Expressions // ‘God’s Own Lambs’: The Evangelical Child in Jane Eyre
Charlotte Brontë wrote in a letter to W.S. Williams that Jane Eyre ‘has no learning, no research’, and ‘discusses no subject of public interest.’[1] Although it is true that Charlotte did not set out to write Jane Eyre with the same didactic impulses which compelled her sister to write The Tenant of Wildfell Hall, in her representation of the evangelical institution of Lowood – a thinly disguised Cowan Bridge School as Charlotte’s biographer Elizabeth Gaskell later confirmed – and in the ensuing debate in the press as to the extent of its accuracy, there can be, as Heather Glen states, no doubting the ‘public interest’ of her chosen subject matter.[2]

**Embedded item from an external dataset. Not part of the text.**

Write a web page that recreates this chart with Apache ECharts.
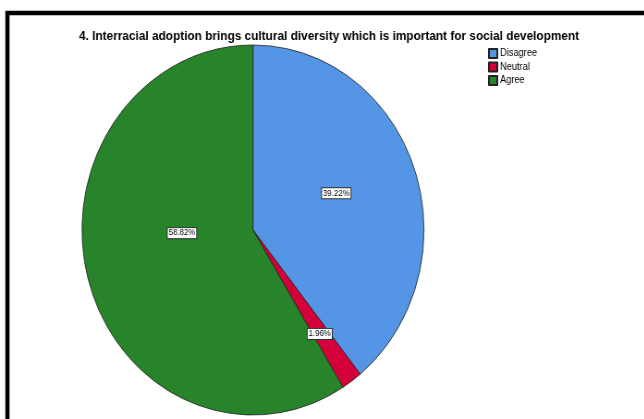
<!DOCTYPE html>
<html>
<head>
<meta charset="utf-8">
<script src="https://cdn.jsdelivr.net/npm/echarts@6/dist/echarts.min.js"></script>
<style>
html,body{margin:0;padding:0;background:#fff;overflow:hidden;}
#wrap{width:644px;height:419px;overflow:hidden;position:relative;}
#chart{width:697px;height:419px;transform:scaleX(0.9243);transform-origin:0 0;position:absolute;left:0;top:0;}
</style>
</head>
<body>
<div id="wrap"><div id="chart"></div></div>
<script>
const titleText = '4. Interracial adoption brings cultural diversity which is important for social development';
const categories = ['Disagree', 'Neutral', 'Agree'];
const counts = [20, 1, 30];
const colors = ['#5595e5', '#d4003a', '#27842a'];
const labelOffsets = [[0, -5], [17, 26], [15, -23]];

const total = counts.reduce((a, b) => a + b, 0);
const data = categories.map((name, i) => ({
  name: name,
  value: counts[i],
  itemStyle: { color: colors[i] },
  label: { offset: labelOffsets[i] }
}));

const chart = echarts.init(document.getElementById('chart'), null, { renderer: 'canvas' });
chart.setOption({
  backgroundColor: '#fff',
  animation: false,
  title: {
    text: titleText,
    left: 351,
    top: 25,
    textAlign: 'center',
    textStyle: { fontFamily: 'Liberation Sans, Arial, sans-serif', fontSize: 12.8, fontWeight: 'bold', color: '#000' }
  },
  legend: {
    orient: 'vertical',
    left: 523,
    top: 43,
    itemWidth: 9,
    itemHeight: 9,
    itemGap: 2.5,
    icon: 'rect',
    data: categories,
    textStyle: { fontFamily: 'Liberation Sans, Arial, sans-serif', fontSize: 10, color: '#000', padding: [0, 0, 0, -2] }
  },
  graphic: [{
    type: 'rect',
    shape: { x: 8, y: 13, width: 900, height: 600 },
    style: { fill: 'none', stroke: '#000', lineWidth: 4.5 },
    silent: true
  }],
  series: [{
    type: 'pie',
    center: [273.7, 230],
    radius: [0, 185],
    startAngle: 90,
    clockwise: true,
    avoidLabelOverlap: false,
    itemStyle: { borderColor: '#222', borderWidth: 0.8 },
    label: {
      show: true,
      position: 'inside',
      formatter: p => (p.value / total * 100).toFixed(2) + '%',
      fontFamily: 'Liberation Sans, Arial, sans-serif',
      fontSize: 8.5,
      color: '#000',
      backgroundColor: '#fff',
      borderColor: '#333',
      borderWidth: 1,
      padding: [1, 1, 0, 1]
    },
    labelLine: { show: false },
    emphasis: { disabled: true },
    data: data
  }]
});
</script>
</body>
</html>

The harsh, rigorous discipline to which children were subjected at such ‘evangelical, charitable establishments’[3] as Lowood had, at its core, a firmly-held belief in man’s inherently sinful nature, and the absolute authority of the parent and the teacher to ‘subdue the desires of the flesh’, ‘instil humility and obedience’ and, most significantly, prepare the child for salvation.[4] To evangelical Christians like Reverend Carus Wilson, upon whom Mr Brocklehurst is purportedly based, the child, however inexperienced, is no less sinful than any adult.